In Research's November cover story, "The Great Retirement Rethink," Contributing Editor Ellen Uzelac examines how clients' hopes and expectations for their later years have changed rapidly — and how advisors can make the most of these challenges and opportunities. Delving into new research on retirement preferences with cutting-edge thinkers in the field, Uzelac outlines a more flexible approach to retirement planning aimed at preparing for the unexpected.
Also in the issue, "Making the Most of a Mentor," by Contributing Editor Jane Wollman Rusoff, points to the crucial difference that an experienced guide can make in helping an advisor move forward in his or her career.
In "A Lost Decade for Advisors?" journalist Gerald Burstyn discusses how weak market performance and erratic investor behavior have impacted advisors in the early 21st century. That impact, he finds, has varied greatly across the industry; the news is not all bad.
Click through the following slides to preview the November issue of Research.
The recession and continuing market turbulence have caused Americans to rethink retirement as never before, Ellen Uzelac reports. And that poses opportunities as well as challenges for advisors.
Delving through new research and speaking with innovators in the field, Uzelac outlines a post-recession approach to retirement. Matters that need to be reconsidered, Uzelac writes, include "everything from fees, to products, to straight talk not only about financial and investment planning but what your client needs to do to sleep at night."
A central element of this emerging approach is helping clients prepare for the unexpected. As Steve Sass of Boston College's Center for Retirement Research puts it, "You have to have a certain framework but you need to have add-ons for the curve balls. You've got to build robustness into a plan knowing that life happens."
The period from January 2000 to December 2009 has been called a "Lost Decade" for stocks. And with good reason: $100,000 invested in an S&P 500 index fund in January 2000 would have been worth $89,072 by mid-December of 2009.
Gerald Burstyn reports on what that situation has meant for advisors. In conversations with industry professionals, he hears the decade that has just passed described as "one in which hard work did not necessarily pay off."
Yet for some advisors, Burstyn notes, the changed environment has brought new opportunity and success. As the ranks of advisors thinned and weaker firms shrank or disappeared, other advisors and firms remaining in the field ended up with more assets under management than ever.
"Right now, a stagnant advisor pool is chasing expanding pools of wealth located worldwide," says recruiter Mark Elzweig. "If you're an advisor who is still in the game, that's a good thing."

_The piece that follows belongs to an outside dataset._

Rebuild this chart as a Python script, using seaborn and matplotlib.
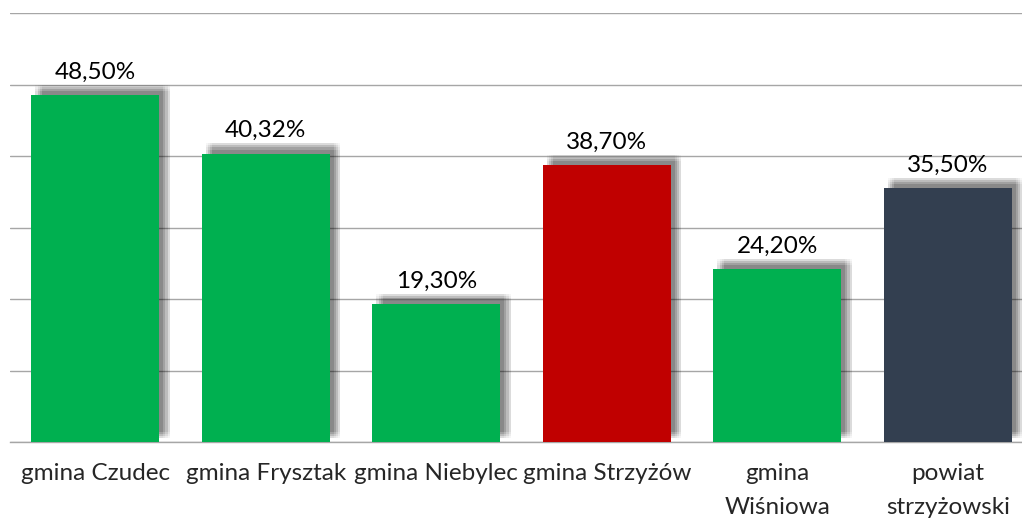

Having a caring and experienced guide who knows the industry is "nothing short of a godsend, especially in today's tumultuous market," writes Jane Wollman Rusoff.
Rusoff speaks with mentors and mentees to get a sense of how this vital relationship works and the far-reaching consequences it can have.
"Not a day goes by that I don't use a principle word for word that I learned from him," says Ohio advisor Jeffrey Dobyns of Lykins Financial Group about his mentor Ron Lykins.
A major obstacle to successful mentorship, Rusoff finds, is that many young advisors don't realize they need a mentor, and thus shortchange themselves.